M. Chouchan estime que "l'Afrique a un énorme atout car à l'exception de l'Egypte qui aide Haftar , le continent n'est pas compromis dans le confit en cours en Libye. Une stature qui peut lui valoir de s'imposer en tant qu'interlocuteur crédible auprès de tous les belligérants libyens".

"Ce qui manque, c'est surtout c'est la volonté politique que les dirigeants africains doivent trouver pour s'approprier le dossier libyen et trouver la place naturelle qui leur revient, conformément aux ambitions de l'Union africaine", a souligné l'universitaire libyen.

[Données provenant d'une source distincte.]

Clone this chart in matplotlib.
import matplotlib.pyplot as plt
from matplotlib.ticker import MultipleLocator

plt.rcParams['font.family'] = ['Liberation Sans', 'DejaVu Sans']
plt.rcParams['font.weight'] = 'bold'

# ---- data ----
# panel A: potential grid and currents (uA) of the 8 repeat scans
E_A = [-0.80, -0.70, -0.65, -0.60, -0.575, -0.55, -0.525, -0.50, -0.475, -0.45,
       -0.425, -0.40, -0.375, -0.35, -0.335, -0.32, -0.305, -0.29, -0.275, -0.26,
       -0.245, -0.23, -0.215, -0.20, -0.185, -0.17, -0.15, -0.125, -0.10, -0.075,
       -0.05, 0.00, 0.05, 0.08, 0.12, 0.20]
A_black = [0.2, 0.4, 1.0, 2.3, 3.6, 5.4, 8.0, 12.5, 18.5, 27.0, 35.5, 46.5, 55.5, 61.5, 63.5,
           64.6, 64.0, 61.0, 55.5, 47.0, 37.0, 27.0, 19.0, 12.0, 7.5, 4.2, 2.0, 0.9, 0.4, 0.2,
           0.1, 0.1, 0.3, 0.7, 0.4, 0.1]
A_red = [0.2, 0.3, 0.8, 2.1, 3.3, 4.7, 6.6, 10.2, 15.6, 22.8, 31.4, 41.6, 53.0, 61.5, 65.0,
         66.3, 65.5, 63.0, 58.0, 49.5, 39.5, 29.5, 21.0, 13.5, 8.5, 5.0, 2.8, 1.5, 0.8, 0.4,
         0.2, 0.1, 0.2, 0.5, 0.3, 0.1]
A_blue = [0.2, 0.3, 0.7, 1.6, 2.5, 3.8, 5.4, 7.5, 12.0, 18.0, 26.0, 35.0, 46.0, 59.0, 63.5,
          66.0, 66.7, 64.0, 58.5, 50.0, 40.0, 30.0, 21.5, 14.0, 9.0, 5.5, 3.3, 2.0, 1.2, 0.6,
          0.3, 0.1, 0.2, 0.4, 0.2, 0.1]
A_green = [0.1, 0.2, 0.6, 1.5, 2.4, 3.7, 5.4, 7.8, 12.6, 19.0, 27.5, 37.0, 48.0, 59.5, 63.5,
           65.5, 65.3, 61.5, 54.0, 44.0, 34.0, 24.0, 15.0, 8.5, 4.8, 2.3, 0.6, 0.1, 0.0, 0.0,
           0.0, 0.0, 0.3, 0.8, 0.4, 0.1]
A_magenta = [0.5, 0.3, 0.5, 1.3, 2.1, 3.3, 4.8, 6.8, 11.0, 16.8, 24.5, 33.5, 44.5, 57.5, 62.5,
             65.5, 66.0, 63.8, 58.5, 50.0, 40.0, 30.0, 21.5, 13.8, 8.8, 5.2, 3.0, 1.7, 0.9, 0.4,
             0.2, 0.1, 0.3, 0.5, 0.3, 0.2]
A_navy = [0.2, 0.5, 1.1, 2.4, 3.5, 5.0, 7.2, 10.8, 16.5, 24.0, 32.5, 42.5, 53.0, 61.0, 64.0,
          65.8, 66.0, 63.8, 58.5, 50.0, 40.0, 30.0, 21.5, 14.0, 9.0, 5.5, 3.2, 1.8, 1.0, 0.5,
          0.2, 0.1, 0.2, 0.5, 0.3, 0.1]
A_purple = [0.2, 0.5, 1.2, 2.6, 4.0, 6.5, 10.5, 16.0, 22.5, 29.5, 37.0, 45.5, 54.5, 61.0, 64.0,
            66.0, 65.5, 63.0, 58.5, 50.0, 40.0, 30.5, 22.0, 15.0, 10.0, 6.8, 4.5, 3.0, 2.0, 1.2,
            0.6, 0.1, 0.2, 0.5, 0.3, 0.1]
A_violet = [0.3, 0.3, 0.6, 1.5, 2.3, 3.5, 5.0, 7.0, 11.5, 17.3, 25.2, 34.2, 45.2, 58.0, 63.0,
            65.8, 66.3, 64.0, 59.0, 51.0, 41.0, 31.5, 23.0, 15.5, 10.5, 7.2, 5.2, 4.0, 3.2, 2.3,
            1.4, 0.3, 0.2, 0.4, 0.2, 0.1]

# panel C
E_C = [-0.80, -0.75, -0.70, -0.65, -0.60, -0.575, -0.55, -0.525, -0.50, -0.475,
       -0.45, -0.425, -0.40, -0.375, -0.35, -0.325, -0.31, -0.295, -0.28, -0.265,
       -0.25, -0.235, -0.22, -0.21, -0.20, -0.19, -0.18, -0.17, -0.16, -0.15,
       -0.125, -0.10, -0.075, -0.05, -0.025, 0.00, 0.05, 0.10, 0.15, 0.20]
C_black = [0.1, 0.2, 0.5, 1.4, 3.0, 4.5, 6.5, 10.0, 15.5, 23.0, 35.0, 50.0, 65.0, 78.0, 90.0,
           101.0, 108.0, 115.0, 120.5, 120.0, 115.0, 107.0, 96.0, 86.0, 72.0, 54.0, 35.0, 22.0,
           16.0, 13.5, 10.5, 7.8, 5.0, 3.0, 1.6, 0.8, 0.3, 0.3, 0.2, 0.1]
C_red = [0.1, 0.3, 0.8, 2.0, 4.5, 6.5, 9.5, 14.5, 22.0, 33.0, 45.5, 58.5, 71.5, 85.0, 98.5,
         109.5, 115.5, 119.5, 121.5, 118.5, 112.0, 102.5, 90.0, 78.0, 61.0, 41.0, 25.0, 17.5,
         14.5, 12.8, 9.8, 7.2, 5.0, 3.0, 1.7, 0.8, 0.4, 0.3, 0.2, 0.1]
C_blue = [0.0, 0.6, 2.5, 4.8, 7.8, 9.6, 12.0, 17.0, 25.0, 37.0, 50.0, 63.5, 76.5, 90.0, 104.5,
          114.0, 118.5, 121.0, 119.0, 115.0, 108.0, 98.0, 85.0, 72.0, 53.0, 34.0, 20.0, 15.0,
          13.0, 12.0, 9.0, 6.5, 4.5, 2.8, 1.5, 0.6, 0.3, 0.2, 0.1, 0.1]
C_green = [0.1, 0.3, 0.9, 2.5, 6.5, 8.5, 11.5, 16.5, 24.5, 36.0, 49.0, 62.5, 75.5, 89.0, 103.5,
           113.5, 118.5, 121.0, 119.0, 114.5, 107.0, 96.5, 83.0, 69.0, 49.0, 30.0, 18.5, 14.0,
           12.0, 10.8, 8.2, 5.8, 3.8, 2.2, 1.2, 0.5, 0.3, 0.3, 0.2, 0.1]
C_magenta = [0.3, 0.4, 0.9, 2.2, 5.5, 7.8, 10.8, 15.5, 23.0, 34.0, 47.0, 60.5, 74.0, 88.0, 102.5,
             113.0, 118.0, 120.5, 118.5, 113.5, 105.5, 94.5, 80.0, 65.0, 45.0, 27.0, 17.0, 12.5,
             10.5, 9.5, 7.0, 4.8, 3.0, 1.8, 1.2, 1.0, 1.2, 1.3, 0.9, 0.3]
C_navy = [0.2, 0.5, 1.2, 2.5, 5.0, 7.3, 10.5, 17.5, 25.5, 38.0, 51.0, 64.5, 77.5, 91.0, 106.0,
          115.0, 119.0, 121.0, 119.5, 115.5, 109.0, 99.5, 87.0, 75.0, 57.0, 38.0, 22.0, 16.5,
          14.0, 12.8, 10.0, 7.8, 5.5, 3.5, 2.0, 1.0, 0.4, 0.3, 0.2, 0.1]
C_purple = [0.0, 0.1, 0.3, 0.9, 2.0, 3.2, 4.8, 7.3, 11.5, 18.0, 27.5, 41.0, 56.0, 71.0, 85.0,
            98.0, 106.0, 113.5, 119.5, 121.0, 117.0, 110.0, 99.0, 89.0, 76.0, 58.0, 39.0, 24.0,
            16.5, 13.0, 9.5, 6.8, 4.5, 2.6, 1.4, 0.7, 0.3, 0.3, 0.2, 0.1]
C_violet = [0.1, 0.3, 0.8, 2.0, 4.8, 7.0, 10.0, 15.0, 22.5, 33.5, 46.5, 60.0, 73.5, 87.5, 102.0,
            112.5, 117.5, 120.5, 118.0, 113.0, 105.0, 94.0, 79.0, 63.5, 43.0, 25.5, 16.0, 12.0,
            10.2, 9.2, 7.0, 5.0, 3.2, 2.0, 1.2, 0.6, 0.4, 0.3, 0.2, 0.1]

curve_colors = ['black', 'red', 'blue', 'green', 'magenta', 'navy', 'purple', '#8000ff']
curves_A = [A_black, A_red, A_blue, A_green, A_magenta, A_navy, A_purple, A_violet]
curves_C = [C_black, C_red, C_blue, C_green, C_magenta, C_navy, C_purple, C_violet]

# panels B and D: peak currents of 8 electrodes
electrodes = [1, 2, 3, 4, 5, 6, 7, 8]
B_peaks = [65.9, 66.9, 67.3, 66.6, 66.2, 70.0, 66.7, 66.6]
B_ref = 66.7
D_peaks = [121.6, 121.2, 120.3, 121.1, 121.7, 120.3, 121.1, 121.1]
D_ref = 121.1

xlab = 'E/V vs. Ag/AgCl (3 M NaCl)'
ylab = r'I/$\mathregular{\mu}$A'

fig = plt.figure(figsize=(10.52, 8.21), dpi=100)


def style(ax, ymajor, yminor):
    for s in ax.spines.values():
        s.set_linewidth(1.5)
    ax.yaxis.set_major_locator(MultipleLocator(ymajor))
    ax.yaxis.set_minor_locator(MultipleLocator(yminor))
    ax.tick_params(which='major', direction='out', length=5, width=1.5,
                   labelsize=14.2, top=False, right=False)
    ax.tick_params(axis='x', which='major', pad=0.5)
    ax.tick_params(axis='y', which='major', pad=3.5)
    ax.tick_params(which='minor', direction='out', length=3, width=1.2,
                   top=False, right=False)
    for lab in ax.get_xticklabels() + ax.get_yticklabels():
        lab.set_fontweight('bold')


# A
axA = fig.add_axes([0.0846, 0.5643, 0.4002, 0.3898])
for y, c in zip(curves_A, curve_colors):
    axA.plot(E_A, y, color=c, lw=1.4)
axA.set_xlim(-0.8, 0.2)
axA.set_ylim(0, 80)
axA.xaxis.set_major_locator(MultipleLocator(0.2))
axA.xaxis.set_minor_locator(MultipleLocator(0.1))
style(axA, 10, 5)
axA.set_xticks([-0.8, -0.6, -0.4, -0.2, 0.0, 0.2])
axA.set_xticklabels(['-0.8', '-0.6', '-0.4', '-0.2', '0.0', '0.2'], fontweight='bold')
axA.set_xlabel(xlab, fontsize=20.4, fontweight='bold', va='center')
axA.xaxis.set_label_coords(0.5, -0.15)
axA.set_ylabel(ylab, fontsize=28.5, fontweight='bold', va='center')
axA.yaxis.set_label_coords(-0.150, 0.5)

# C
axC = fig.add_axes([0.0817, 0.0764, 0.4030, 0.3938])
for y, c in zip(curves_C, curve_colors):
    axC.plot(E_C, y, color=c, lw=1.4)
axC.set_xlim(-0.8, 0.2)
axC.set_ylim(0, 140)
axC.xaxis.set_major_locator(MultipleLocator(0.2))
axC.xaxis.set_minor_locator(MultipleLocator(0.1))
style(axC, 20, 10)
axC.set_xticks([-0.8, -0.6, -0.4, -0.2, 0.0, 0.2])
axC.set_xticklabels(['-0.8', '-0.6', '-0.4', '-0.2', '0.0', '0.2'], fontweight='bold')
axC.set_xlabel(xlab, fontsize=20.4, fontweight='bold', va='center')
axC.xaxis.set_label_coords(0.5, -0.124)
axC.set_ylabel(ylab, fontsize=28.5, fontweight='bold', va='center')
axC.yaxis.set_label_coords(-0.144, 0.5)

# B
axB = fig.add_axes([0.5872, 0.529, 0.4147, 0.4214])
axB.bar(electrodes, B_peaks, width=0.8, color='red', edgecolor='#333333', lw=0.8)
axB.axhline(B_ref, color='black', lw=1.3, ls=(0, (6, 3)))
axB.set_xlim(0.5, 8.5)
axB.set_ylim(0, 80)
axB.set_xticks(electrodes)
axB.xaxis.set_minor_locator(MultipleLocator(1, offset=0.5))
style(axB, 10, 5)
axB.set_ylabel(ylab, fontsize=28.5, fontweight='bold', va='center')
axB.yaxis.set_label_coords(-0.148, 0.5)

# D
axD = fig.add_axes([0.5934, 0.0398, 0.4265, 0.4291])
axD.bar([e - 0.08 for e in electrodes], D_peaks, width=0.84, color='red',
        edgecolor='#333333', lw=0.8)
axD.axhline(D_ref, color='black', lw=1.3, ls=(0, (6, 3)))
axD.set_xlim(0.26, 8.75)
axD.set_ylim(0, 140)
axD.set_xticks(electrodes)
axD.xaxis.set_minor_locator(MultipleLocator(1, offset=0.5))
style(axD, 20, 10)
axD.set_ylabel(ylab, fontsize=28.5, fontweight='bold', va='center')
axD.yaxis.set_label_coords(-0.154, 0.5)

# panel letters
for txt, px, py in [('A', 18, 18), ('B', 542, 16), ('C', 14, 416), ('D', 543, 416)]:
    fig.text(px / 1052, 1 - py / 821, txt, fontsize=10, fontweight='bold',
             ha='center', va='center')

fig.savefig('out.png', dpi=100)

Toujours dans le même registre, Marwan al-Msellati, activiste de la société civile en Libye, rappelle que "l'Afrique, notamment les pays du Sahel, sont en proie à l'insécurité et à l'essor du phénomène du terrorisme et des groupes djihadistes depuis le commencement des problèmes en Libye ".

Pour lui, "les attaques meurtrières dont sont victimes le Burkina Faso, le Tchad , le Mali et le Niger, le Cameroun et le Nigéria quasi quotidiennement, sont les répercussions directes du chaos en Libye, alimenté par la prolifération des armes et la faiblesse de l'Etat libyen et de ses structures en l'absence d'organes de sécurité et militaires".

De ce fait, il exhorte "les pays africains et l'Union africaine à davantage de Real Politik en s'inscrivant dans le dossier libyen et refusant de se laisser écarter, étant donné qu'ils subissent en premier le désordre en Libye".

Il faut que l'Union africaine se donne les moyens de son ambition en étant à la hauteur des défis qui s'imposent aujourd'hui au continent, selon les analystes qui suggèrent que le Sommet de Brazzaville élabore un plan d'action pour être adopté par le 33ème de l'UA en février prochain à Addis-Abeba, non pas en adoptant une nouvelle feuille de route, mais en s'impliquant profondément dans le processus qui est initié actuellement à Genève sur la Libye suite à la Conférence de Berlin.